Life Feels Good (Chce sie zyc)
Directed by Maciej Pieprzyca (Poland, 2013)

An emotional powerhouse of a film based on a true story of a boy wrongly labelled as “mentally retarded” in early childhood and kept from participating in the outside world. As viewers, we are witness to his struggle to communicate his sentience in a body that constantly betrays him. Jury and audience prize winner at the Montreal film festival in 2013.

 

Gutland
Directed by Govinda Van Maele (Germany, 2017)

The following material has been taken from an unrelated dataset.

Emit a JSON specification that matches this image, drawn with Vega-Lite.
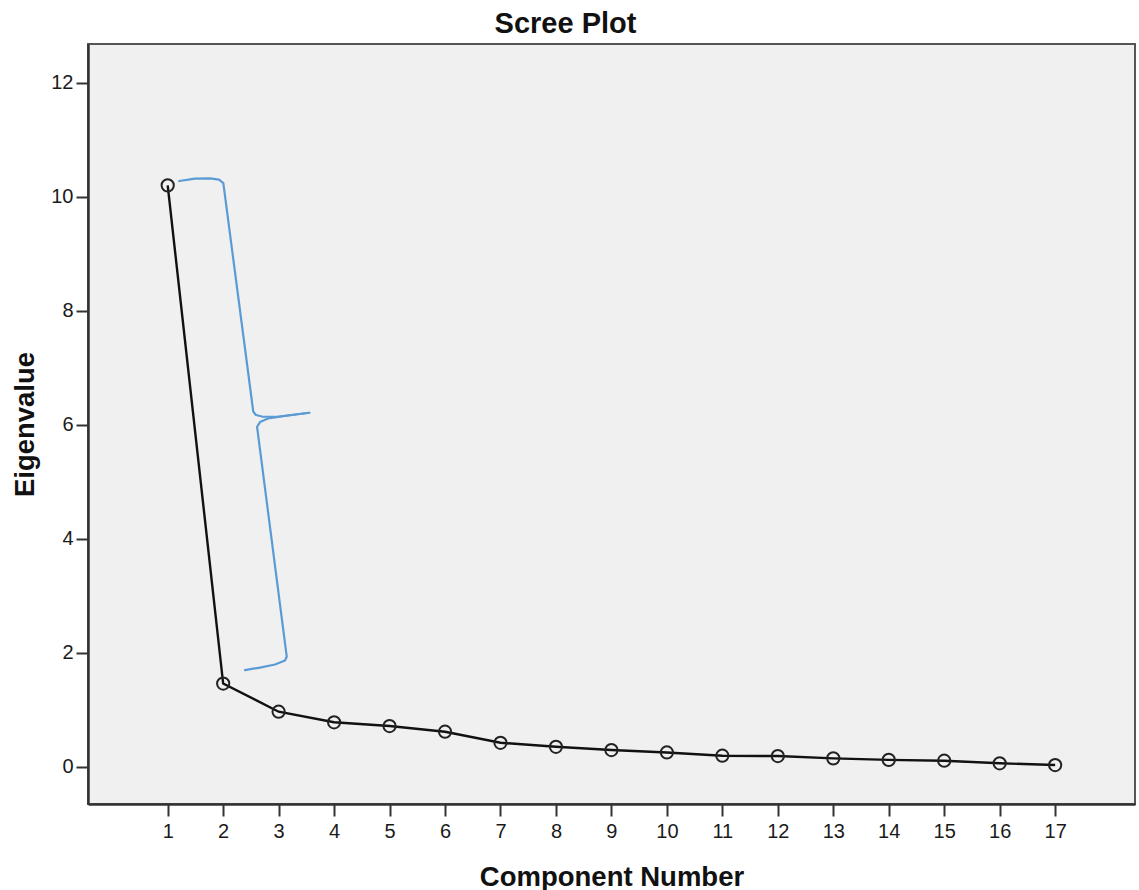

A German “surrealist noir” about a brutish drifter with a shady past who slowly gains acceptance and eventual domestication in a small town awash in secrets of their own. Multiple jury prize nominee.

 

Teddy Bear
Directed by Mads Matthiesen (Denmark, 2012)

The (albeit rare) “feel good” foreign film in Amanda’s repertoire, features a gentle giant of a body builder trying to break free from an emotionally entangled relationship with his mother. A Sundance film “official selection” for 2012.

 

The Banishment
Directed by Andrey Zvyagintsev (Russia, 2007)

An obvious ode to Ingmar Bergman, this slow-paced but beautifully shot film follows a family on a trip to a father’s childhood home in the Countryside that results in Dostoevsky-esque disaster.